On some databases this rewrites the full table and can lock it for a long time. The additive-then-backfill approach avoids that.
Example 2: Rename a column without breaking reads
Goal: Rename customers.full_name to customers.name with zero downtime.
- Add new column:
ALTER TABLE customers ADD COLUMN name TEXT; - Dual-write in app: when saving, write to both full_name and name.
- Backfill existing rows:
UPDATE customers SET name = full_name WHERE name IS NULL; - Switch reads to name in code. Monitor errors and metrics.
- Stop writing full_name. Keep dual-read fallback briefly if needed.
- After a safe window, drop old column:
ALTER TABLE customers DROP COLUMN full_name;
Example 3: Drop a column safely
Goal: Remove orders.legacy_code used by old code paths.
- Verify no reads/writes in code. Remove usages and deploy.
- Deploy a guard: log or alert if any reference occurs.
- Take a backup/snapshot if required by policy.
- Drop the column:
ALTER TABLE orders DROP COLUMN legacy_code;
Rollback plan
If needed, add the column back and rehydrate from backups or logs. This is a forward rollback (new migration), not an implicit undo.
Example 4: Create an index without long locks
Goal: Add index on events(user_id, created_at) used by a hot query.
-- Prefer online/concurrent index creation where supported
-- Example syntax (database-specific):
CREATE INDEX CONCURRENTLY idx_events_user_created
ON events (user_id, created_at);
Monitor impact and query plans. Avoid building multiple heavy indexes simultaneously.

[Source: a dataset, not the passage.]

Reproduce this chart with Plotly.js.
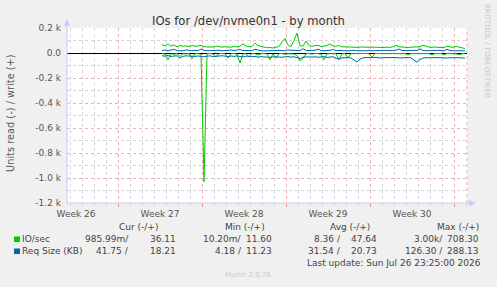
<!DOCTYPE html>
<html>
<head>
<meta charset="utf-8">
<script src="https://cdn.plot.ly/plotly-3.0.1.min.js"></script>
<style>
  html, body { margin: 0; padding: 0; background: #F0F0F0; }
  #chart { width: 497px; height: 287px; }
</style>
</head>
<body>
<div id="chart"></div>
<script>
// ---- time axis (days from left edge of the graph) ----
const RANGE_DAYS = 33.333;
const DATA_START_DAY = 7.917;   // first sample
const SAMPLE_STEP_DAY = 0.25;   // 6-hour averages
const weekLabels = ["Week 26", "Week 27", "Week 28", "Week 29", "Week 30"];
const weekLabelDays = [0.75, 7.75, 14.75, 21.75, 28.75];
const weekStartDay = 4.25;

// ---- y axis ticks ----
const yTickVals = [200, 0, -200, -400, -600, -800, -1000, -1200];
const yTickText = ["0.2 k", "0.0", "-0.2 k", "-0.4 k", "-0.6 k", "-0.8 k", "-1.0 k", "-1.2 k"];

// ---- series: IO/sec ----
const ioWrite = [66,58,72,55,64,50,60,54,57,52,60,54,56,62,50,48,50,47,55,48,
  47,50,48,46,52,49,55,74,56,50,52,78,60,52,46,42,44,40,46,52,
  88,118,62,52,100,160,58,55,96,60,54,56,62,52,55,60,72,58,54,60,
  50,48,46,48,47,45,48,46,50,46,47,45,48,46,44,47,45,50,62,50,
  47,48,44,47,46,49,50,62,52,47,45,48,45,46,44,54,47,45,53,46,
  45,36];
const ioRead = [-5,-8,-54,-6,-10,-4,-28,-5,-8,-4,-45,-6,-4,-12,-1030,-6,-4,-8,-32,-5,
  -4,-6,-40,-5,-4,-10,-80,-8,-5,-30,-4,-6,-18,-5,-4,-8,-54,-6,-40,-5,
  -4,-10,-6,-4,-8,-20,-61,-45,-6,-4,-8,-5,-4,-12,-54,-6,-4,-8,-5,-56,
  -6,-4,-40,-5,-4,-6,-4,-5,-4,-6,-32,-4,-5,-4,-6,-4,-5,-4,-6,-4,
  -5,-4,-16,-4,-5,-4,-6,-4,-5,-4,-15,-4,-5,-4,-15,-4,-5,-4,-6,-13,
  -4,-1];

// ---- series: Req Size (KB) ----
const rqWrite = [20,24,18,22,30,19,21,17,26,20,18,22,19,32,21,18,20,17,19,22,
  18,20,17,24,19,21,28,20,18,22,19,30,21,18,17,19,20,18,22,21,
  19,18,26,20,22,19,18,34,21,20,18,22,30,20,18,19,22,28,19,21,
  18,20,17,19,22,18,20,19,17,21,18,20,19,18,21,20,18,19,22,32,
  20,18,19,21,18,20,33,21,18,20,19,18,21,19,17,30,20,18,19,20,
  18,18];
const rqRead = [-22,-25,-20,-28,-24,-22,-40,-26,-23,-25,-22,-27,-24,-26,-30,-25,-23,-28,-24,-26,
  -22,-25,-30,-24,-27,-23,-26,-32,-25,-28,-30,-27,-33,-29,-31,-28,-35,-30,-32,-29,
  -34,-31,-28,-33,-30,-36,-45,-32,-29,-31,-33,-30,-34,-31,-29,-35,-32,-30,-42,-48,
  -38,-35,-37,-40,-58,-72,-50,-38,-36,-39,-37,-35,-38,-40,-37,-36,-39,-38,-36,-40,
  -37,-38,-36,-39,-60,-74,-52,-40,-38,-37,-39,-36,-38,-37,-40,-38,-36,-39,-37,-38,
  -36,-40];

// ---- legend table ----
const legendNames = ["IO/sec", "Req Size (KB)"];
const legendColors = ["#00CC00", "#0066B3"];
const curNeg = ["985.99m/", "41.75 /"], curPos = ["36.11", "18.21"];
const minNeg = ["10.20m/", "4.18 /"],   minPos = ["11.60", "11.23"];
const avgNeg = ["8.36 /", "31.54 /"],   avgPos = ["47.64", "20.73"];
const maxNeg = ["3.00k/", "126.30 /"],  maxPos = ["708.30", "288.13"];
const headers = ["Cur (-/+)", "Min (-/+)", "Avg (-/+)", "Max (-/+)"];

const xs = ioWrite.map((_, i) => DATA_START_DAY + i * SAMPLE_STEP_DAY);

const GREEN = legendColors[0], BLUE = legendColors[1];
const traces = [
  {x: xs, y: ioRead,  type: 'scatter', mode: 'lines', line: {color: GREEN, width: 1}, hoverinfo: 'skip'},
  {x: xs, y: ioWrite, type: 'scatter', mode: 'lines', line: {color: GREEN, width: 1}, hoverinfo: 'skip'},
  {x: xs, y: rqRead,  type: 'scatter', mode: 'lines', line: {color: BLUE, width: 1}, hoverinfo: 'skip'},
  {x: xs, y: rqWrite, type: 'scatter', mode: 'lines', line: {color: BLUE, width: 1}, hoverinfo: 'skip'},
  {x: [0], y: [0], xaxis: 'x2', type: 'scatter', mode: 'markers', marker: {opacity: 0}, hoverinfo: 'skip'}
];

// pixel helpers -> paper coords (plot area: x 67..467, y 28..203)
const PX = p => (p - 67) / 400;
const PY = p => (203 - p) / 175;

const TXT = '#444';
const ann = [];
function A(text, xp, yp, anchor, size, color, extra) {
  ann.push(Object.assign({text: text, x: PX(xp), y: PY(yp), xref: 'paper', yref: 'paper',
    xanchor: anchor, yanchor: 'middle', showarrow: false, borderpad: 0,
    font: {family: 'DejaVu Sans', size: size, color: color}}, extra || {}));
}
A("IOs for /dev/nvme0n1 - by month", 248, 21, 'center', 11.6, '#333');
A("Units read (-) / write (+)", 10, 113, 'center', 9.8, '#555', {textangle: -90});
A("RRDTOOL / TOBI OETIKER", 488, 51, 'center', 7.3, '#c8c8c8', {textangle: 90});
const headerRight = [159, 266, 371, 480];
headers.forEach((h, k) => A(h, headerRight[k], 227, 'right', 9, TXT));
const rowY = [239, 251];
legendNames.forEach((n, r) => {
  A(n, 21, rowY[r], 'left', 9, TXT);
  A(curNeg[r], 130, rowY[r], 'right', 9, TXT); A(curPos[r], 177, rowY[r], 'right', 9, TXT);
  A(minNeg[r], 243, rowY[r], 'right', 9, TXT); A(minPos[r], 273, rowY[r], 'right', 9, TXT);
  A(avgNeg[r], 342, rowY[r], 'right', 9, TXT); A(avgPos[r], 378, rowY[r], 'right', 9, TXT);
  A(maxNeg[r], 444, rowY[r], 'right', 9, TXT); A(maxPos[r], 480, rowY[r], 'right', 9, TXT);
});
A("Last update: Sun Jul 26 23:25:00 2026", 482, 263, 'right', 9, TXT);
A("Munin 2.0.76", 248, 275, 'center', 7, '#c8c8c8');

const AX = '#c8c8ff';
const shapes = [
  // legend colour squares
  {type: 'rect', xref: 'paper', yref: 'paper', x0: PX(14), x1: PX(20), y0: PY(242), y1: PY(236.5), fillcolor: GREEN, line: {width: 0}},
  {type: 'rect', xref: 'paper', yref: 'paper', x0: PX(14), x1: PX(20), y0: PY(254), y1: PY(248.5), fillcolor: BLUE, line: {width: 0}},
  // right border dotted
  {type: 'line', xref: 'paper', yref: 'paper', x0: 1, x1: 1, y0: 0, y1: 1, line: {color: '#eab0b0', width: 1, dash: 'dot'}},
  // axis lines with arrows
  {type: 'line', xref: 'paper', yref: 'paper', x0: 0, x1: 0, y0: 0, y1: PY(25), line: {color: AX, width: 1}},
  {type: 'path', xref: 'paper', yref: 'paper', path: `M ${PX(64)} ${PY(26)} L ${PX(70)} ${PY(26)} L ${PX(67)} ${PY(19)} Z`, fillcolor: AX, line: {width: 0}},
  {type: 'line', xref: 'paper', yref: 'paper', x0: 0, x1: PX(470), y0: 0, y1: 0, line: {color: AX, width: 1}},
  {type: 'path', xref: 'paper', yref: 'paper', path: `M ${PX(469)} ${PY(200)} L ${PX(469)} ${PY(206)} L ${PX(476)} ${PY(203)} Z`, fillcolor: AX, line: {width: 0}}
];

const layout = {
  width: 497, height: 287,
  margin: {l: 67, r: 30, t: 28, b: 84, pad: 0},
  paper_bgcolor: '#F0F0F0', plot_bgcolor: '#FFFFFF',
  showlegend: false,
  font: {family: 'DejaVu Sans', size: 9, color: '#555'},
  xaxis: {
    range: [0, RANGE_DAYS], tickvals: weekLabelDays, ticktext: weekLabels,
    showgrid: false, zeroline: false, showline: false, ticks: '', ticklabelstandoff: 4,
    tickfont: {size: 9, color: '#555'}, fixedrange: true
  },
  xaxis2: {
    overlaying: 'x', side: 'bottom', range: [0, RANGE_DAYS],
    tick0: weekStartDay, dtick: 7, showticklabels: false,
    showgrid: true, gridcolor: '#eab0b0', griddash: 'dot', gridwidth: 1,
    ticks: 'outside', ticklen: 3, tickcolor: '#f09090',
    minor: {tick0: weekStartDay, dtick: 1, showgrid: true, gridcolor: '#d4d4d4', griddash: 'dot', ticks: 'outside', ticklen: 2, tickcolor: '#d0d0d0'},
    zeroline: false, showline: false, fixedrange: true
  },
  yaxis: {
    range: [-1200, 200], tickvals: yTickVals, ticktext: yTickText,
    showgrid: true, gridcolor: '#eab0b0', griddash: 'dot', gridwidth: 1,
    minor: {dtick: 100, tick0: 0, showgrid: true, gridcolor: '#d4d4d4', griddash: 'dot'},
    zeroline: true, zerolinecolor: '#000000', zerolinewidth: 1,
    showline: false, ticks: '', ticklabelstandoff: 5,
    tickfont: {size: 9, color: '#555'}, fixedrange: true
  },
  annotations: ann,
  shapes: shapes
};

Plotly.newPlot('chart', traces, layout, {staticPlot: true, displayModeBar: false});
</script>
</body>
</html>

Exercises you will do here
These match the exercise tasks below. Do them in a dev database or a small local instance.
- Exercise 1: Plan and write a safe migration to add a unique email to users.
- Exercise 2: Safely change a column type from INTEGER to BIGINT.
Tip: Use small batches for backfills and measure execution time.
Common mistakes and self-check
- Adding NOT NULL with default on huge tables directly. Self-check: Will this rewrite the table? Can I add nullable + backfill first?
- Renaming columns directly. Self-check: Do all services use the new name? Did I dual-write and backfill?
- Building non-concurrent indexes on hot tables. Self-check: Does my index creation block writes?
- Skipping validations. Self-check: Did I run COUNT checks before enforcing constraints?
- Dropping too early. Self-check: Are logs, dashboards, and jobs updated and quiet?
Quick self-audit before running a migration
- Is it additive-first and small?
- Do I have a backfill plan with batching?
- Is there a switch-over step distinct from enforcement?
- Is monitoring in place during and after?
- Is the rollback plan forward-only?
Practical projects
- Blue-green column rename: Pick a busy table, add a new column, dual-write, backfill, switch reads, and drop the old column after a safe window.
- Online indexing: Identify a slow query and add an index using an online/concurrent method. Compare query timings before/after.
- Constraint hardening: Start with a nullable column, backfill, add NOT NULL and a CHECK constraint after validation.
Who this is for
- Backend Engineers shipping features on relational databases.
- Platform/Infra engineers building deployment pipelines for schema changes.
- Data-minded developers maintaining long-lived systems.
Prerequisites
- Comfortable with basic SQL (CREATE TABLE, ALTER TABLE, INSERT/UPDATE/DELETE).
- Familiar with your app framework's migration tool (any is fine).
- Basic understanding of transactions and locks.
Learning path
- Read the concepts and worked examples above.
- Complete Exercises 1–2 (below).
- Run the Quick Test at the end. The test is available to everyone; only logged-in users get saved progress.
- Do one Practical project this week to reinforce habits.
Next steps
- Adopt an additive-first checklist for every schema change.
- Automate backfills with batch jobs and clear metrics.
- Document a company playbook for zero-downtime patterns.
Mini challenge
Your product needs to enforce uniqueness on accounts.handle, but duplicates exist. Sketch a three-step plan to clean data, add a unique index safely, and prevent regressions. Keep each step deployable within minutes.